Revistas e visitas íntimas
Ao longo dos 12 anos, a cineasta conseguiu a confiança do sistema, das mulheres e dos presos. Isso lhe permitiu ser mais ousada e ir além do pouco que enxergamos por trás das grades. Em uma das cenas, por exemplo, Joana filma momentos de intimidade de um casal durante a visita íntima.
“Eu já estava tão imersa na intimidade desse casal que propus fazer a cena”, conta. “Algumas dessas mulheres reclamam que muitos pensam que elas são putas, que vão ao presídio apenas para dar para o cara e não é isso! A cena não é de sexo explícito, é de romance.”
Em outra sequência, Joana consegue acompanhar a revista das mulheres que chegam para a visita. Em agosto de 2014, o Conselho Nacional de Política Criminal Penitenciária editou uma resolução que recomenda a extinção da revista vexatória em todo o país. Ainda assim, elas continuam existindo, cada uma de forma diversa, já que cada unidade prisional tem as suas próprias regras.
No presídio em que Joana filmou, as mulheres precisavam, além de ficar totalmente nuas, agachar em cima de um espelho sob os olhares das agentes penitenciárias. “Coloquei essa cena porque eu acho que isso que tem que acabar”, afirmou a cineasta.
Como cada unidade segue suas próprias leis, cabe a quem participa do sistema denunciá-lo. Esse é outro ponto que destaca a função das guerreiras. “Poucas vezes vi pessoas querendo mudar algo lá dentro.
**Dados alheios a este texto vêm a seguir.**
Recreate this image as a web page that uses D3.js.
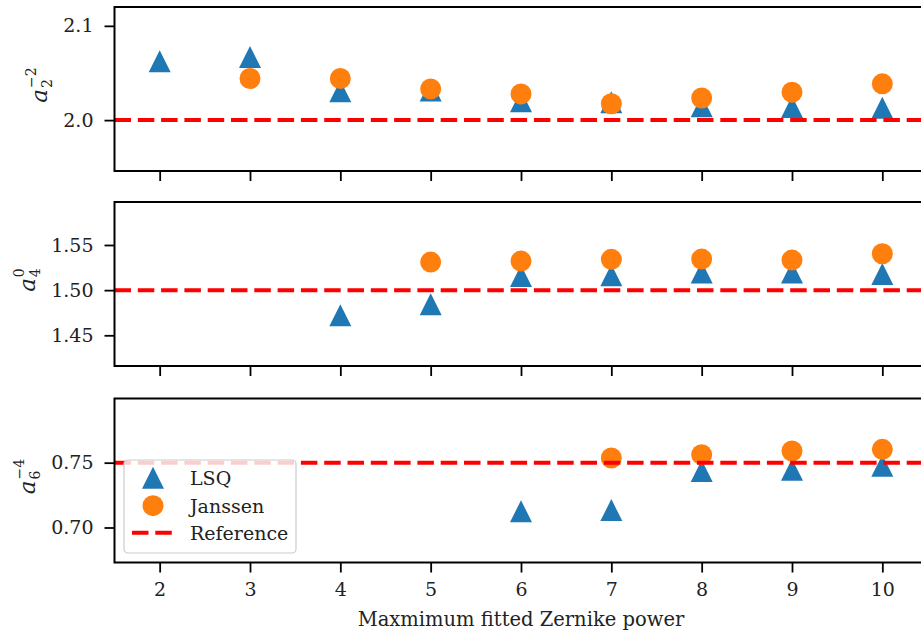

Só quem tem família quer essa mudança”, afirma Joana.
Sobre o estigma que o preso carrega por toda a vida e as dificuldades da ressocialização, a cineasta é enfática: “Não sou ingênua de achar que o preso que tem família vai sair do crime, mas tenho a convicção de que o preso que não tem ninguém por quem zelar, certamente vai voltar para o crime.”
Joana acredita que valorizando as guerreiras, a porcentagem de reincidência da população carcerária pode cair. “Vivemos em uma sociedade hipócrita que prefere fingir que as coisas não existem. Mas o negócio é o seguinte: no Brasil, temos uma legislação em que a pessoa fica presa por no máximo 30 anos. Quer você queria, quer não, ela voltará ao nosso convívio. Temos a opção de fazer esse retorno ser mais ou menos traumático”, conclui.